→ What is needed
Write out the listing in full, matching it word for word.
++++ Data section
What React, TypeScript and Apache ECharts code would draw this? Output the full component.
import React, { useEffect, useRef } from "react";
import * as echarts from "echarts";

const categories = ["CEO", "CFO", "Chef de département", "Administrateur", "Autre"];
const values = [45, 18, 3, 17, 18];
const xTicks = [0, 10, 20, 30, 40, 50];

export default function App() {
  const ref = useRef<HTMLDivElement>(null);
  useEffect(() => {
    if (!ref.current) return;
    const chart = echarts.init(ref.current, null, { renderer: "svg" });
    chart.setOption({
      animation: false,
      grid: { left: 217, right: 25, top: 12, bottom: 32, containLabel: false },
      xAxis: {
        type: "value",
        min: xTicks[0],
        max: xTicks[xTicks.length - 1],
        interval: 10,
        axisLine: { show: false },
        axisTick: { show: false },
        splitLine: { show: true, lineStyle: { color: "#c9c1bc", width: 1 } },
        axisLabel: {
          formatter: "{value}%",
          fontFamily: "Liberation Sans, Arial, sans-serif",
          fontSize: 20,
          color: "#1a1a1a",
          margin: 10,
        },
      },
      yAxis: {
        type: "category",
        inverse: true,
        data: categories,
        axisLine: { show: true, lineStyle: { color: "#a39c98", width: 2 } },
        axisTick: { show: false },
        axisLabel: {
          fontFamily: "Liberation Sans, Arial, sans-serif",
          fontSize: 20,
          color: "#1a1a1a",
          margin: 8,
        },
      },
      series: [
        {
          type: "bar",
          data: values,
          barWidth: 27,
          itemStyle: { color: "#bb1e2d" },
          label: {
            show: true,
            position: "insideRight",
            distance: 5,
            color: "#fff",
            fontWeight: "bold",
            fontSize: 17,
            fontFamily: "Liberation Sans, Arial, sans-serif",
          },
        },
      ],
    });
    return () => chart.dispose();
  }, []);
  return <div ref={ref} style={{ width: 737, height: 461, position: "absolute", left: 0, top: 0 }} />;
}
++++++++
→ Response to this task
What React, TypeScript and Apache ECharts code would draw this? Output the full component.
import React, { useEffect, useRef } from "react";
import * as echarts from "echarts";

const categories = ["CEO", "CFO", "Chef de département", "Administrateur", "Autre"];
const values = [45, 18, 3, 17, 18];
const xTicks = [0, 10, 20, 30, 40, 50];

export default function App() {
  const ref = useRef<HTMLDivElement>(null);
  useEffect(() => {
    if (!ref.current) return;
    const chart = echarts.init(ref.current, null, { renderer: "svg" });
    chart.setOption({
      animation: false,
      grid: { left: 217, right: 25, top: 12, bottom: 32, containLabel: false },
      xAxis: {
        type: "value",
        min: xTicks[0],
        max: xTicks[xTicks.length - 1],
        interval: 10,
        axisLine: { show: false },
        axisTick: { show: false },
        splitLine: { show: true, lineStyle: { color: "#c9c1bc", width: 1 } },
        axisLabel: {
          formatter: "{value}%",
          fontFamily: "Liberation Sans, Arial, sans-serif",
          fontSize: 20,
          color: "#1a1a1a",
          margin: 10,
        },
      },
      yAxis: {
        type: "category",
        inverse: true,
        data: categories,
        axisLine: { show: true, lineStyle: { color: "#a39c98", width: 2 } },
        axisTick: { show: false },
        axisLabel: {
          fontFamily: "Liberation Sans, Arial, sans-serif",
          fontSize: 20,
          color: "#1a1a1a",
          margin: 8,
        },
      },
      series: [
        {
          type: "bar",
          data: values,
          barWidth: 27,
          itemStyle: { color: "#bb1e2d" },
          label: {
            show: true,
            position: "insideRight",
            distance: 5,
            color: "#fff",
            fontWeight: "bold",
            fontSize: 17,
            fontFamily: "Liberation Sans, Arial, sans-serif",
          },
        },
      ],
    });
    return () => chart.dispose();
  }, []);
  return <div ref={ref} style={{ width: 737, height: 461, position: "absolute", left: 0, top: 0 }} />;
}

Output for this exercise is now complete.